Every line with the word "document" in it should be extracted from the data that follows.

◇ ◇ ◇ ◇ ◇

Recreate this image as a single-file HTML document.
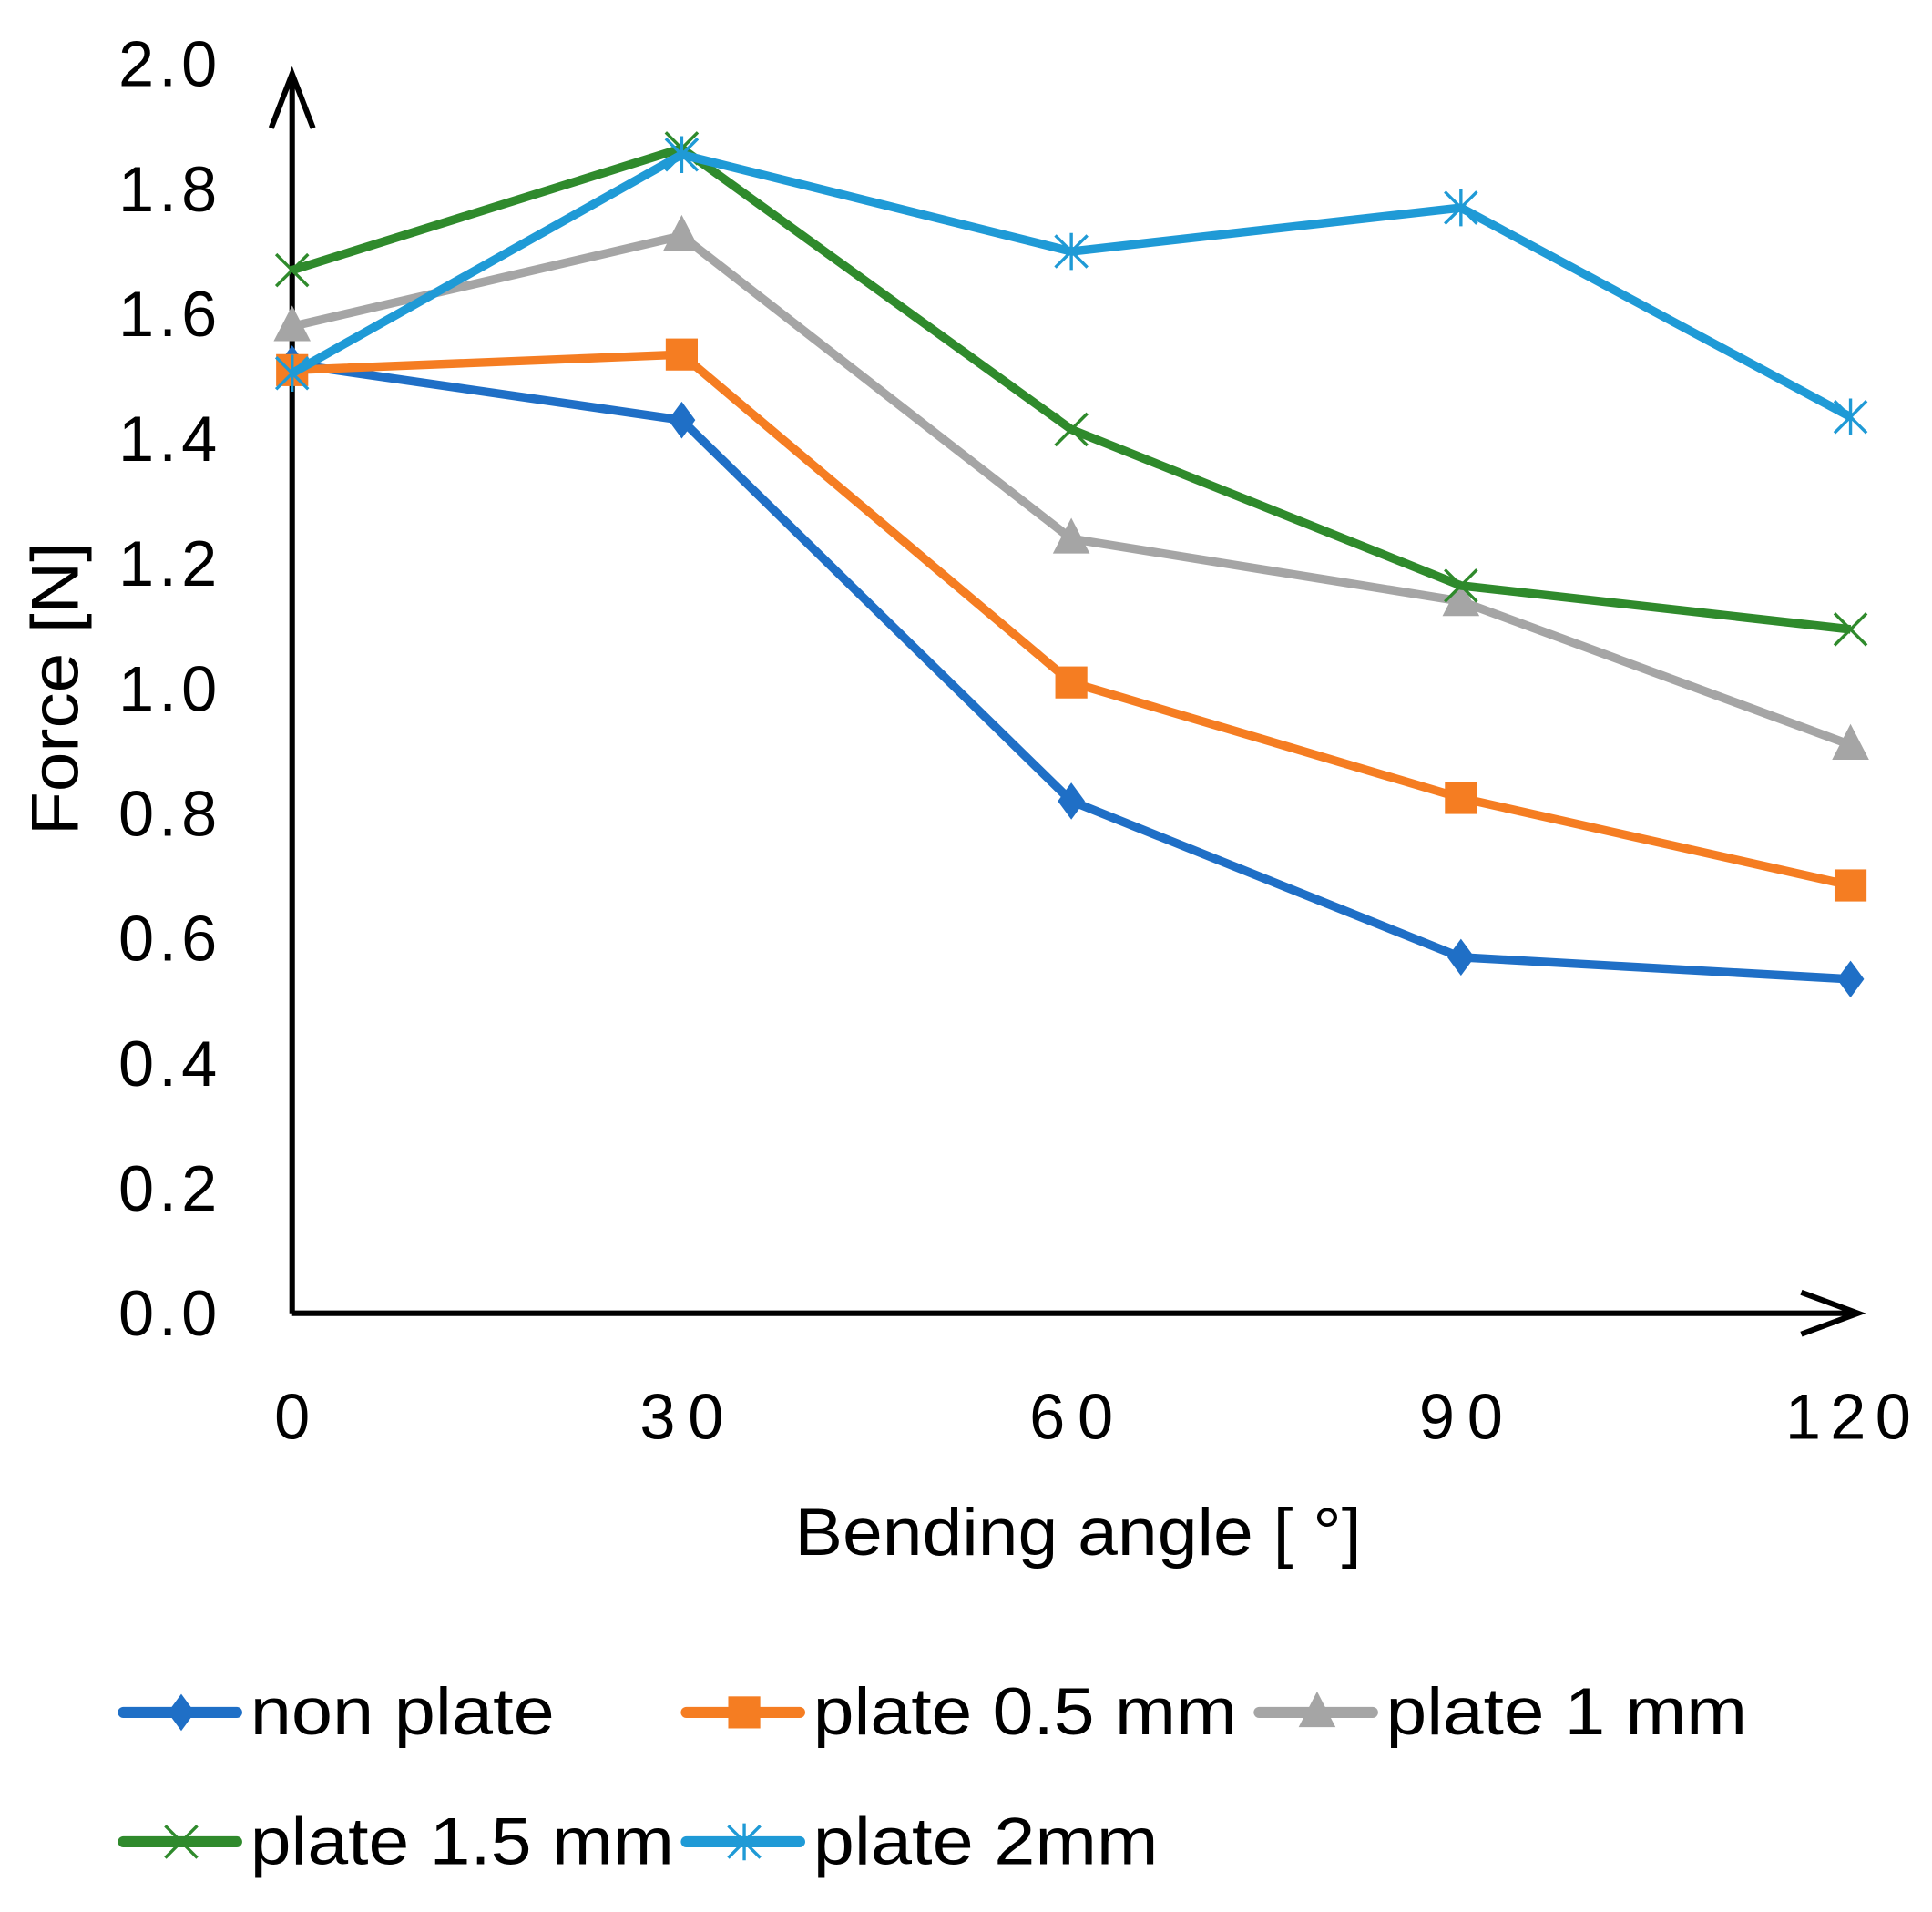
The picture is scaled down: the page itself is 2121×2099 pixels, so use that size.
<!DOCTYPE html>
<html><head><meta charset="utf-8"><style>html,body{margin:0;padding:0;background:#fff}svg{display:block}text{font-family:"Liberation Sans",sans-serif;fill:#000}</style></head>
<body>
<svg id="chart" width="2121" height="2099" viewBox="0 0 1568 1552" xmlns="http://www.w3.org/2000/svg">
<g id="axes"></g>
<g id="series"></g>
<g id="legend"></g>
</svg>
<script>
const categories = [0, 30, 60, 90, 120];
const yTicks = ["0.0","0.2","0.4","0.6","0.8","1.0","1.2","1.4","1.6","1.8","2.0"];
const nonPlate = [1.52, 1.43, 0.82, 0.57, 0.535];
const plate05 = [1.51, 1.535, 1.01, 0.825, 0.685];
const plate1 = [1.58, 1.725, 1.24, 1.14, 0.91];
const plate15 = [1.67, 1.865, 1.415, 1.165, 1.095];
const plate2 = [1.505, 1.855, 1.70, 1.77, 1.435];
const seriesNames = ["non plate","plate 0.5 mm","plate 1 mm","plate 1.5 mm","plate 2mm"];

const NS="http://www.w3.org/2000/svg";
const X0=237,X1=1502,Y0=1066,Y2=52;
const xs=v=>X0+(v-0)/(120-0)*(X1-X0);
const ys=v=>Y0-(v/2.0)*(Y0-Y2);
function mk(tag,attrs,parent){const e=document.createElementNS(NS,tag);for(const k in attrs)e.setAttribute(k,attrs[k]);parent.appendChild(e);return e;}
const axes=document.getElementById('axes'),ser=document.getElementById('series'),leg=document.getElementById('legend');

let e=mk('path',{d:`M${X0},${Y0} L${X0},60 M220,104 L${X0},60 L254,104`,stroke:'#000','stroke-width':4.5,fill:'none'},axes);


e=mk('path',{d:`M${X0},${Y0} L1508,${Y0} M1462,1049 L1508,${Y0} L1462,1083`,stroke:'#000','stroke-width':4.5,fill:'none'},axes);


yTicks.forEach(t=>{const el=mk('text',{x:176,y:ys(parseFloat(t))+18,'text-anchor':'end','font-size':52,textLength:80,lengthAdjust:'spacing'},axes);el.textContent=t;

});
categories.forEach(c=>{const s=String(c);const el=mk('text',{x:xs(c)+(c===120?-2:0),y:1168,'text-anchor':'middle','font-size':52,textLength:s.length*34,lengthAdjust:'spacing'},axes);el.textContent=s;

});
e=mk('text',{x:875,y:1262,'text-anchor':'middle','font-size':54,textLength:460,lengthAdjust:'spacingAndGlyphs'},axes);e.textContent='Bending angle [ °]';


e=mk('text',{x:0,y:0,'text-anchor':'middle','font-size':54,textLength:238,lengthAdjust:'spacingAndGlyphs',transform:'translate(63,559) rotate(-90)'},axes);e.textContent='Force [N]';



function marker(type,x,y,color,p){
  if(type==='diamond')return mk('path',{d:`M${x},${y-15} L${x+11},${y} L${x},${y+15} L${x-11},${y} Z`,fill:color},p);
  if(type==='square')return mk('rect',{x:x-13,y:y-13,width:26,height:26,fill:color},p);
  if(type==='triangle')return mk('path',{d:`M${x},${y-17} L${x+15},${y+12} L${x-15},${y+12} Z`,fill:color},p);
  if(type==='x')return mk('path',{d:`M${x-13},${y-13} L${x+13},${y+13} M${x+13},${y-13} L${x-13},${y+13}`,stroke:color,'stroke-width':2.5},p);
  return mk('path',{d:`M${x-13},${y-13} L${x+13},${y+13} M${x+13},${y-13} L${x-13},${y+13} M${x},${y-15} L${x},${y+15}`,stroke:color,'stroke-width':2.5},p);
}
const defs=[[nonPlate,'#1f6fc6','diamond'],[plate05,'#f57d22','square'],[plate1,'#a5a5a5','triangle'],[plate15,'#2f8a2c','x'],[plate2,'#1f9ad6','star']];
defs.forEach((d,i)=>{
  const g=mk('g',{},ser);
  
  
  const pts=d[0].map((v,j)=>xs(categories[j])+','+ys(v)).join(' ');
  const pl=mk('polyline',{points:pts,fill:'none',stroke:d[1],'stroke-width':7,'stroke-linejoin':'round'},g);
  
  
  d[0].forEach((v,j)=>{const m=marker(d[2],xs(categories[j]),ys(v),d[1],g);
    
    });
});
const legPos=[[100,1390,247],[557,1390,344],[1022,1390,293],[100,1495,344],[557,1495,280]];
defs.forEach((d,i)=>{
  const [lx,ly,tw]=legPos[i];
  const g=mk('g',{},leg);
  
  
  mk('line',{x1:lx,y1:ly,x2:lx+92,y2:ly,stroke:d[1],'stroke-width':9,'stroke-linecap':'round'},g);
  marker(d[2],lx+47,ly,d[1],g);
  const t=mk('text',{x:lx+103,y:ly+18,'font-size':54,textLength:tw,lengthAdjust:'spacingAndGlyphs'},g);
  t.textContent=seriesNames[i];
});
</script>
</body></html>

◇ ◇ ◇ ◇ ◇

▶ Result of this exercise
Recreate this image as a single-file HTML document.
function mk(tag,attrs,parent){const e=document.createElementNS(NS,tag);for(const k in attrs)e.setAttribute(k,attrs[k]);parent.appendChild(e);return e;}
const axes=document.getElementById('axes'),ser=document.getElementById('series'),leg=document.getElementById('legend');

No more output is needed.